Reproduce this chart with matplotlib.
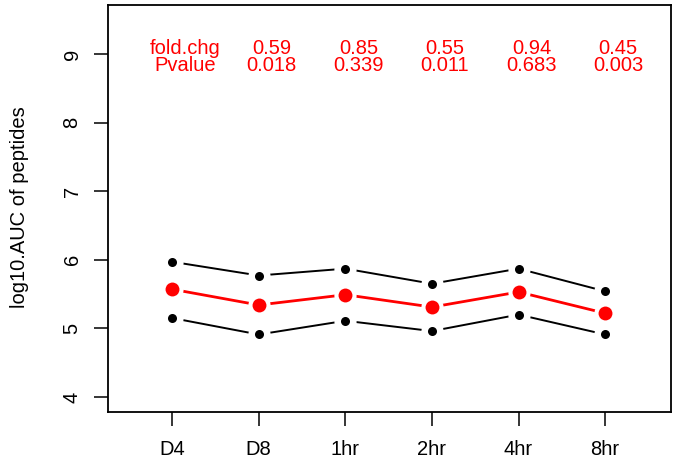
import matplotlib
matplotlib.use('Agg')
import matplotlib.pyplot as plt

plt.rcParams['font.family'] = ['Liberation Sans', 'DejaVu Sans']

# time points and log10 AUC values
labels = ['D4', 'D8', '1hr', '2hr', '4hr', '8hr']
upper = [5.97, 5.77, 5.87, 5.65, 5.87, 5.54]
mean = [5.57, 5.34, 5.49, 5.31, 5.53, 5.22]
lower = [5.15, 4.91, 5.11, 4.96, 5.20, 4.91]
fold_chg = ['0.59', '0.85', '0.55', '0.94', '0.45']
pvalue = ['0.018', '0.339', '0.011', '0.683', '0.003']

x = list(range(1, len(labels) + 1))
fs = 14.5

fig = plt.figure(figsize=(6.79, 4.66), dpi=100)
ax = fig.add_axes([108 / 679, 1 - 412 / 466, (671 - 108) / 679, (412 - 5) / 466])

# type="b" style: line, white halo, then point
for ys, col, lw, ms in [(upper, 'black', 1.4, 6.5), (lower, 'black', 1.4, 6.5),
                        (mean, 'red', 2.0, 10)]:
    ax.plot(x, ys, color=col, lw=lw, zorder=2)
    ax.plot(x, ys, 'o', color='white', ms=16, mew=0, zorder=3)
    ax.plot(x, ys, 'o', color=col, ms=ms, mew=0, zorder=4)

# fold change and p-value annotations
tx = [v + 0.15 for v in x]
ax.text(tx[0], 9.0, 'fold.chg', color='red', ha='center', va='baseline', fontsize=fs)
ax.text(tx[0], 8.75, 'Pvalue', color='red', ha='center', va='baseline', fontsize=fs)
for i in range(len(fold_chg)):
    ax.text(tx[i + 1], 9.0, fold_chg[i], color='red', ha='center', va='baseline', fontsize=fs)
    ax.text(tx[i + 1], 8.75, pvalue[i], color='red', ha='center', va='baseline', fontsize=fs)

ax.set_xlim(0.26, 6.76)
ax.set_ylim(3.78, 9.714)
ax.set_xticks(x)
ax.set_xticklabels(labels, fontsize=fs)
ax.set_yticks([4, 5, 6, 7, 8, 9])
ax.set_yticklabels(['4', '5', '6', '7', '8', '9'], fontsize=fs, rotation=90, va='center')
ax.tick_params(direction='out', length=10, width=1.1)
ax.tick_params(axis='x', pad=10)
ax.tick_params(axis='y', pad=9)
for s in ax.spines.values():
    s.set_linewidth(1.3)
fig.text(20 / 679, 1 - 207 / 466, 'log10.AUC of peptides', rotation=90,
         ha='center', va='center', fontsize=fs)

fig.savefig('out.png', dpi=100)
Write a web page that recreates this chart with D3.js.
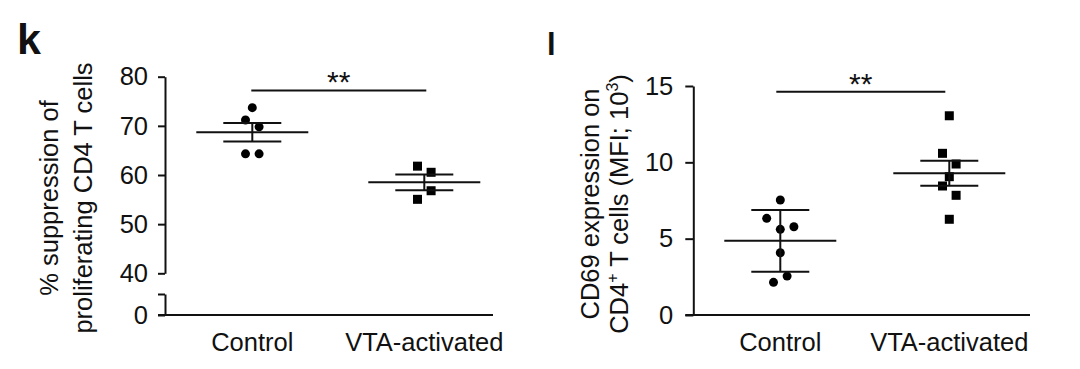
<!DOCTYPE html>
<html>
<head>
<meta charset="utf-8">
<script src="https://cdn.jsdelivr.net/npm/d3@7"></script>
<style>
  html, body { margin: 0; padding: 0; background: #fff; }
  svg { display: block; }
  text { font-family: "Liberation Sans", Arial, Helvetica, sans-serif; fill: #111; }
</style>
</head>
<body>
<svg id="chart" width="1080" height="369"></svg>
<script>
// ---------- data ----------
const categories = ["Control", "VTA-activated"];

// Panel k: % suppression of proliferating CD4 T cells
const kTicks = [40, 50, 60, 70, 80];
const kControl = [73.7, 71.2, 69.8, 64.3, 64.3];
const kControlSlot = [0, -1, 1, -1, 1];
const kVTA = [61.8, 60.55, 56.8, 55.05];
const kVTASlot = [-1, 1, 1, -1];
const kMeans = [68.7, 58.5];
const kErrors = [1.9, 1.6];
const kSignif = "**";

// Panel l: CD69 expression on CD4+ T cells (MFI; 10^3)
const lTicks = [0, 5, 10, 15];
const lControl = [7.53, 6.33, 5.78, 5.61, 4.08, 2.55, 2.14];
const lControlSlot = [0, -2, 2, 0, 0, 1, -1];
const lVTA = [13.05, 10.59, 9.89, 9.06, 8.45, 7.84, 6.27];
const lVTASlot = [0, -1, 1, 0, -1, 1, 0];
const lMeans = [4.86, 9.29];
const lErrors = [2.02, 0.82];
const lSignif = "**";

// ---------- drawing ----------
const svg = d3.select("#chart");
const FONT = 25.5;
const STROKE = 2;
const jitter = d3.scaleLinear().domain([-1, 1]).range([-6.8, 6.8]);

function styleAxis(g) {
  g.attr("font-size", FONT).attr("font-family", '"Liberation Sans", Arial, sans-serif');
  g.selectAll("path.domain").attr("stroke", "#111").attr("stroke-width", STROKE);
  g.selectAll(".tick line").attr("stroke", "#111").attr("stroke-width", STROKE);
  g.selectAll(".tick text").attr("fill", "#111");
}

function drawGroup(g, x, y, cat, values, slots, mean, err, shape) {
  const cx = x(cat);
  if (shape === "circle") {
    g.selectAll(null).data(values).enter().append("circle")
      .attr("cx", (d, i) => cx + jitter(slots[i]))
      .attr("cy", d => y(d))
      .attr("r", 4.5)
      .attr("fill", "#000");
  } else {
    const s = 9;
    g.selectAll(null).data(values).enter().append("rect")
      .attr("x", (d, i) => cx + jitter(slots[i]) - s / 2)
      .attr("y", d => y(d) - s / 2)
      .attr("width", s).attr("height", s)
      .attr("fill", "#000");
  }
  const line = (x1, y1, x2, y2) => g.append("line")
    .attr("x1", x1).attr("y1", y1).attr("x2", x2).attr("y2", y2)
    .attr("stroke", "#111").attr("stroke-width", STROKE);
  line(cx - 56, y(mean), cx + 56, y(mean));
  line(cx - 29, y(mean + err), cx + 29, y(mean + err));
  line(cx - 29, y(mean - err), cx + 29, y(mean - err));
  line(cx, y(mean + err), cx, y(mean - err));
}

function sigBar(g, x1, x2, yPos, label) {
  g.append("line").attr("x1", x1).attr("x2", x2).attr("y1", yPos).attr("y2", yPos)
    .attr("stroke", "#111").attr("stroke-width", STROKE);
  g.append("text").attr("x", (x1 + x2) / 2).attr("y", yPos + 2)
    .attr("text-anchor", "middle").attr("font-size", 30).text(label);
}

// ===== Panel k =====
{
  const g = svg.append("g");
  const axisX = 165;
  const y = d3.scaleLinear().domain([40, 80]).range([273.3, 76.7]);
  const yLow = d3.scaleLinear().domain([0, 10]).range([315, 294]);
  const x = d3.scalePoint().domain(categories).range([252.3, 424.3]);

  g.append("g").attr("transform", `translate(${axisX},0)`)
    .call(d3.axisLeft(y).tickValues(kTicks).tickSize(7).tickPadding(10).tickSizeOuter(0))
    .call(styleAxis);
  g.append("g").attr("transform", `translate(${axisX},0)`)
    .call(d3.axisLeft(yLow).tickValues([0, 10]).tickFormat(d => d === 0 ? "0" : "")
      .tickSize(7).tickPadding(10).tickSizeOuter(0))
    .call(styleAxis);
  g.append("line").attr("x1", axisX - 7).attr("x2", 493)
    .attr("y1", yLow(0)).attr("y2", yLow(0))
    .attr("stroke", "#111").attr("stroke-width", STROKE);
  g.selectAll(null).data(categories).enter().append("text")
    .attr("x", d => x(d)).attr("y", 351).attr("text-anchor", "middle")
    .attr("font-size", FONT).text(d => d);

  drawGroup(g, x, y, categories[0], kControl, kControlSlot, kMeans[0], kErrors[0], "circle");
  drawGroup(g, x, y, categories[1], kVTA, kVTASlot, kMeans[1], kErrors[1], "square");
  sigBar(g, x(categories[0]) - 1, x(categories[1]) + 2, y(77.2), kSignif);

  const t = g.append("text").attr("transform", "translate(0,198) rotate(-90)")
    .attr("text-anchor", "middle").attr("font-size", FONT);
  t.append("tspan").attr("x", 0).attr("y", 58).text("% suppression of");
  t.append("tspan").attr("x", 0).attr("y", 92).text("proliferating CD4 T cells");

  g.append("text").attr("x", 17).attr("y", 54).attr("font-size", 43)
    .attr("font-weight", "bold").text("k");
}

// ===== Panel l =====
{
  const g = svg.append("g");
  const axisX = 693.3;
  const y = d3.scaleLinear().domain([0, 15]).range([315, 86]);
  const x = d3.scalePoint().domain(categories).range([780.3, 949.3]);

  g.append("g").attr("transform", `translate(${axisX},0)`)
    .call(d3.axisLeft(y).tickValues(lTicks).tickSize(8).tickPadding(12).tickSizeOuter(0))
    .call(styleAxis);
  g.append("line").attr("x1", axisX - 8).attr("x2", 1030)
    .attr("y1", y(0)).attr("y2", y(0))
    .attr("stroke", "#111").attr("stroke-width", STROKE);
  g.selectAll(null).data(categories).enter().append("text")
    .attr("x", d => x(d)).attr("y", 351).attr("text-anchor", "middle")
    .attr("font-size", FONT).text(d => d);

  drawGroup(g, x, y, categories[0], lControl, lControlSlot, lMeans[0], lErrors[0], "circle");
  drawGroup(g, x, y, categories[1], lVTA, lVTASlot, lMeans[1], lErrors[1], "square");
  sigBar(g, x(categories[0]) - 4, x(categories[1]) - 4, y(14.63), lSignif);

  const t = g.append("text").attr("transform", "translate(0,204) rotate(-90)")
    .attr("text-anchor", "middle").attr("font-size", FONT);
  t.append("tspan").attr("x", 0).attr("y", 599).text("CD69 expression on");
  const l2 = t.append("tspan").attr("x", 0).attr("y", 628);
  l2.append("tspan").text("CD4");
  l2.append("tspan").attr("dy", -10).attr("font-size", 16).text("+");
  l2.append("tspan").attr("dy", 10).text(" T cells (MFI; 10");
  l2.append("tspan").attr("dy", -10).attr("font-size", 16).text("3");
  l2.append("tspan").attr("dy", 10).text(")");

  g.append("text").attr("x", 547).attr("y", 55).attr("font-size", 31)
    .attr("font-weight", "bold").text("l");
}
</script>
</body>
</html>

+++

Restate word for word only the lines from where the entries begin through the one with "ax = fig.add_axes([108"; omit the pictures.

• [Full response]:
Reproduce this chart with matplotlib.
import matplotlib
matplotlib.use('Agg')
import matplotlib.pyplot as plt

plt.rcParams['font.family'] = ['Liberation Sans', 'DejaVu Sans']

# time points and log10 AUC values
labels = ['D4', 'D8', '1hr', '2hr', '4hr', '8hr']
upper = [5.97, 5.77, 5.87, 5.65, 5.87, 5.54]
mean = [5.57, 5.34, 5.49, 5.31, 5.53, 5.22]
lower = [5.15, 4.91, 5.11, 4.96, 5.20, 4.91]
fold_chg = ['0.59', '0.85', '0.55', '0.94', '0.45']
pvalue = ['0.018', '0.339', '0.011', '0.683', '0.003']

x = list(range(1, len(labels) + 1))
fs = 14.5

fig = plt.figure(figsize=(6.79, 4.66), dpi=100)
ax = fig.add_axes([108 / 679, 1 - 412 / 466, (671 - 108) / 679, (412 - 5) / 466])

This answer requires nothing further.